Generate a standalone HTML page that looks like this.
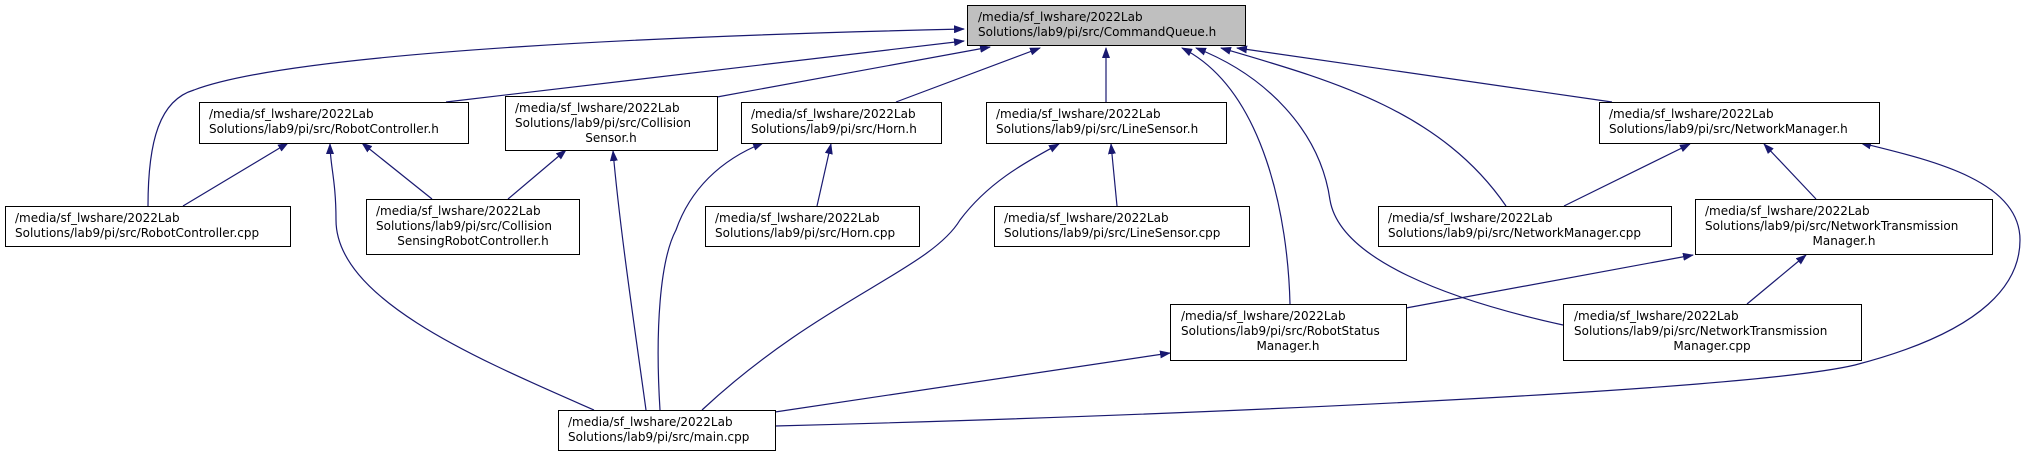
<!DOCTYPE html>
<html><head><meta charset="utf-8"><style>
html,body{margin:0;padding:0;background:#fff;}
svg{display:block;}
text{font-family:"DejaVu Sans","Liberation Sans",sans-serif;font-size:12px;fill:#000;}
.b{fill:#fff;stroke:#000;stroke-width:1;}
.e{fill:none;stroke:#191970;stroke-width:1.2;}
</style></head><body>
<svg width="2028" height="453" viewBox="0 0 2028 453" xmlns="http://www.w3.org/2000/svg">
<defs>
<marker id="a" markerWidth="11" markerHeight="8" refX="10" refY="4" orient="auto" markerUnits="userSpaceOnUse">
<path d="M0,0 L11,4 L0,8 z" fill="#191970"/>
</marker>
</defs>
<g marker-end="url(#a)">
<path class="e" d="M148,206 C148,140 160,100 194,90 C300,50 700,35 964,29"/>
<path class="e" d="M446,102 L964,41"/>
<path class="e" d="M717,97 L990,47"/>
<path class="e" d="M896,102 L1040,48"/>
<path class="e" d="M1106,102 L1106,48"/>
<path class="e" d="M1290,304 C1288,220 1265,90 1182,48"/>
<path class="e" d="M1563,325 C1450,300 1340,260 1330,200 C1320,130 1265,75 1196,48"/>
<path class="e" d="M1506,206 C1440,110 1330,80 1221,48"/>
<path class="e" d="M1612,102 L1237,48"/>
<path class="e" d="M183,206 L288,143"/>
<path class="e" d="M432,199 L362,143"/>
<path class="e" d="M594,410 C480,360 336,300 336,220 C336,180 330,165 330,144"/>
<path class="e" d="M508,199 L566,150"/>
<path class="e" d="M646,410 C635,330 620,230 613,151"/>
<path class="e" d="M660,410 C655,330 660,260 676,230 C690,190 720,160 763,143"/>
<path class="e" d="M817,206 L831,144"/>
<path class="e" d="M702,410 C820,300 930,270 960,220 C990,180 1030,160 1059,144"/>
<path class="e" d="M1117,206 L1111,144"/>
<path class="e" d="M775,412 L1170,353"/>
<path class="e" d="M775,426 C1200,415 1750,390 1855,365 C1990,330 2020,280 2020,240 C2020,180 1930,160 1861,143"/>
<path class="e" d="M1564,206 L1690,144"/>
<path class="e" d="M1816,199 L1764,144"/>
<path class="e" d="M1406,308 L1693,255"/>
<path class="e" d="M1747,304 L1806,255"/>
</g>

<rect x="967.5" y="5.5" width="278" height="40" fill="#bfbfbf" stroke="#000"/>
<text x="978" y="21">/media/sf_lwshare/2022Lab</text>
<text x="978" y="36">Solutions/lab9/pi/src/CommandQueue.h</text>

<rect class="b" x="199.5" y="102.5" width="269" height="41"/>
<text x="209" y="118">/media/sf_lwshare/2022Lab</text>
<text x="209" y="133">Solutions/lab9/pi/src/RobotController.h</text>

<rect class="b" x="505.5" y="96.5" width="212" height="54"/>
<text x="515" y="112">/media/sf_lwshare/2022Lab</text>
<text x="515" y="127">Solutions/lab9/pi/src/Collision</text>
<text x="611" y="142" text-anchor="middle">Sensor.h</text>

<rect class="b" x="741.5" y="102.5" width="200" height="41"/>
<text x="751" y="118">/media/sf_lwshare/2022Lab</text>
<text x="751" y="133">Solutions/lab9/pi/src/Horn.h</text>

<rect class="b" x="986.5" y="102.5" width="240" height="41"/>
<text x="996" y="118">/media/sf_lwshare/2022Lab</text>
<text x="996" y="133">Solutions/lab9/pi/src/LineSensor.h</text>

<rect class="b" x="1599.5" y="102.5" width="280" height="41"/>
<text x="1609" y="118">/media/sf_lwshare/2022Lab</text>
<text x="1609" y="133">Solutions/lab9/pi/src/NetworkManager.h</text>

<rect class="b" x="5.5" y="206.5" width="285" height="40"/>
<text x="15" y="222">/media/sf_lwshare/2022Lab</text>
<text x="15" y="237">Solutions/lab9/pi/src/RobotController.cpp</text>

<rect class="b" x="366.5" y="199.5" width="213" height="55"/>
<text x="376" y="215">/media/sf_lwshare/2022Lab</text>
<text x="376" y="230">Solutions/lab9/pi/src/Collision</text>
<text x="473" y="245" text-anchor="middle">SensingRobotController.h</text>

<rect class="b" x="705.5" y="206.5" width="214" height="40"/>
<text x="715" y="222">/media/sf_lwshare/2022Lab</text>
<text x="715" y="237">Solutions/lab9/pi/src/Horn.cpp</text>

<rect class="b" x="994.5" y="206.5" width="255" height="40"/>
<text x="1004" y="222">/media/sf_lwshare/2022Lab</text>
<text x="1004" y="237">Solutions/lab9/pi/src/LineSensor.cpp</text>

<rect class="b" x="1378.5" y="206.5" width="293" height="40"/>
<text x="1388" y="222">/media/sf_lwshare/2022Lab</text>
<text x="1388" y="237">Solutions/lab9/pi/src/NetworkManager.cpp</text>

<rect class="b" x="1695.5" y="199.5" width="297" height="55"/>
<text x="1705" y="215">/media/sf_lwshare/2022Lab</text>
<text x="1705" y="230">Solutions/lab9/pi/src/NetworkTransmission</text>
<text x="1844" y="245" text-anchor="middle">Manager.h</text>

<rect class="b" x="1170.5" y="304.5" width="236" height="56"/>
<text x="1181" y="320">/media/sf_lwshare/2022Lab</text>
<text x="1181" y="335">Solutions/lab9/pi/src/RobotStatus</text>
<text x="1288" y="350" text-anchor="middle">Manager.h</text>

<rect class="b" x="1563.5" y="304.5" width="298" height="56"/>
<text x="1574" y="320">/media/sf_lwshare/2022Lab</text>
<text x="1574" y="335">Solutions/lab9/pi/src/NetworkTransmission</text>
<text x="1712" y="350" text-anchor="middle">Manager.cpp</text>

<rect class="b" x="558.5" y="410.5" width="217" height="40"/>
<text x="568" y="426">/media/sf_lwshare/2022Lab</text>
<text x="568" y="441">Solutions/lab9/pi/src/main.cpp</text>
</svg>
</body></html>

□ □ □ □

▶ **Stated problem**:
Return the whole listing, word for word, and leave out every picture.

▶ **Answer to the problem**:
Generate a standalone HTML page that looks like this.
<!DOCTYPE html>
<html><head><meta charset="utf-8"><style>
html,body{margin:0;padding:0;background:#fff;}
svg{display:block;}
text{font-family:"DejaVu Sans","Liberation Sans",sans-serif;font-size:12px;fill:#000;}
.b{fill:#fff;stroke:#000;stroke-width:1;}
.e{fill:none;stroke:#191970;stroke-width:1.2;}
</style></head><body>
<svg width="2028" height="453" viewBox="0 0 2028 453" xmlns="http://www.w3.org/2000/svg">
<defs>
<marker id="a" markerWidth="11" markerHeight="8" refX="10" refY="4" orient="auto" markerUnits="userSpaceOnUse">
<path d="M0,0 L11,4 L0,8 z" fill="#191970"/>
</marker>
</defs>
<g marker-end="url(#a)">
<path class="e" d="M148,206 C148,140 160,100 194,90 C300,50 700,35 964,29"/>
<path class="e" d="M446,102 L964,41"/>
<path class="e" d="M717,97 L990,47"/>
<path class="e" d="M896,102 L1040,48"/>
<path class="e" d="M1106,102 L1106,48"/>
<path class="e" d="M1290,304 C1288,220 1265,90 1182,48"/>
<path class="e" d="M1563,325 C1450,300 1340,260 1330,200 C1320,130 1265,75 1196,48"/>
<path class="e" d="M1506,206 C1440,110 1330,80 1221,48"/>
<path class="e" d="M1612,102 L1237,48"/>
<path class="e" d="M183,206 L288,143"/>
<path class="e" d="M432,199 L362,143"/>
<path class="e" d="M594,410 C480,360 336,300 336,220 C336,180 330,165 330,144"/>
<path class="e" d="M508,199 L566,150"/>
<path class="e" d="M646,410 C635,330 620,230 613,151"/>
<path class="e" d="M660,410 C655,330 660,260 676,230 C690,190 720,160 763,143"/>
<path class="e" d="M817,206 L831,144"/>
<path class="e" d="M702,410 C820,300 930,270 960,220 C990,180 1030,160 1059,144"/>
<path class="e" d="M1117,206 L1111,144"/>
<path class="e" d="M775,412 L1170,353"/>
<path class="e" d="M775,426 C1200,415 1750,390 1855,365 C1990,330 2020,280 2020,240 C2020,180 1930,160 1861,143"/>
<path class="e" d="M1564,206 L1690,144"/>
<path class="e" d="M1816,199 L1764,144"/>
<path class="e" d="M1406,308 L1693,255"/>
<path class="e" d="M1747,304 L1806,255"/>
</g>

<rect x="967.5" y="5.5" width="278" height="40" fill="#bfbfbf" stroke="#000"/>
<text x="978" y="21">/media/sf_lwshare/2022Lab</text>
<text x="978" y="36">Solutions/lab9/pi/src/CommandQueue.h</text>

<rect class="b" x="199.5" y="102.5" width="269" height="41"/>
<text x="209" y="118">/media/sf_lwshare/2022Lab</text>
<text x="209" y="133">Solutions/lab9/pi/src/RobotController.h</text>

<rect class="b" x="505.5" y="96.5" width="212" height="54"/>
<text x="515" y="112">/media/sf_lwshare/2022Lab</text>
<text x="515" y="127">Solutions/lab9/pi/src/Collision</text>
<text x="611" y="142" text-anchor="middle">Sensor.h</text>

<rect class="b" x="741.5" y="102.5" width="200" height="41"/>
<text x="751" y="118">/media/sf_lwshare/2022Lab</text>
<text x="751" y="133">Solutions/lab9/pi/src/Horn.h</text>

<rect class="b" x="986.5" y="102.5" width="240" height="41"/>
<text x="996" y="118">/media/sf_lwshare/2022Lab</text>
<text x="996" y="133">Solutions/lab9/pi/src/LineSensor.h</text>

<rect class="b" x="1599.5" y="102.5" width="280" height="41"/>
<text x="1609" y="118">/media/sf_lwshare/2022Lab</text>
<text x="1609" y="133">Solutions/lab9/pi/src/NetworkManager.h</text>

<rect class="b" x="5.5" y="206.5" width="285" height="40"/>
<text x="15" y="222">/media/sf_lwshare/2022Lab</text>
<text x="15" y="237">Solutions/lab9/pi/src/RobotController.cpp</text>

<rect class="b" x="366.5" y="199.5" width="213" height="55"/>
<text x="376" y="215">/media/sf_lwshare/2022Lab</text>
<text x="376" y="230">Solutions/lab9/pi/src/Collision</text>
<text x="473" y="245" text-anchor="middle">SensingRobotController.h</text>

<rect class="b" x="705.5" y="206.5" width="214" height="40"/>
<text x="715" y="222">/media/sf_lwshare/2022Lab</text>
<text x="715" y="237">Solutions/lab9/pi/src/Horn.cpp</text>

<rect class="b" x="994.5" y="206.5" width="255" height="40"/>
<text x="1004" y="222">/media/sf_lwshare/2022Lab</text>
<text x="1004" y="237">Solutions/lab9/pi/src/LineSensor.cpp</text>

<rect class="b" x="1378.5" y="206.5" width="293" height="40"/>
<text x="1388" y="222">/media/sf_lwshare/2022Lab</text>
<text x="1388" y="237">Solutions/lab9/pi/src/NetworkManager.cpp</text>

<rect class="b" x="1695.5" y="199.5" width="297" height="55"/>
<text x="1705" y="215">/media/sf_lwshare/2022Lab</text>
<text x="1705" y="230">Solutions/lab9/pi/src/NetworkTransmission</text>
<text x="1844" y="245" text-anchor="middle">Manager.h</text>

<rect class="b" x="1170.5" y="304.5" width="236" height="56"/>
<text x="1181" y="320">/media/sf_lwshare/2022Lab</text>
<text x="1181" y="335">Solutions/lab9/pi/src/RobotStatus</text>
<text x="1288" y="350" text-anchor="middle">Manager.h</text>

<rect class="b" x="1563.5" y="304.5" width="298" height="56"/>
<text x="1574" y="320">/media/sf_lwshare/2022Lab</text>
<text x="1574" y="335">Solutions/lab9/pi/src/NetworkTransmission</text>
<text x="1712" y="350" text-anchor="middle">Manager.cpp</text>

<rect class="b" x="558.5" y="410.5" width="217" height="40"/>
<text x="568" y="426">/media/sf_lwshare/2022Lab</text>
<text x="568" y="441">Solutions/lab9/pi/src/main.cpp</text>
</svg>
</body></html>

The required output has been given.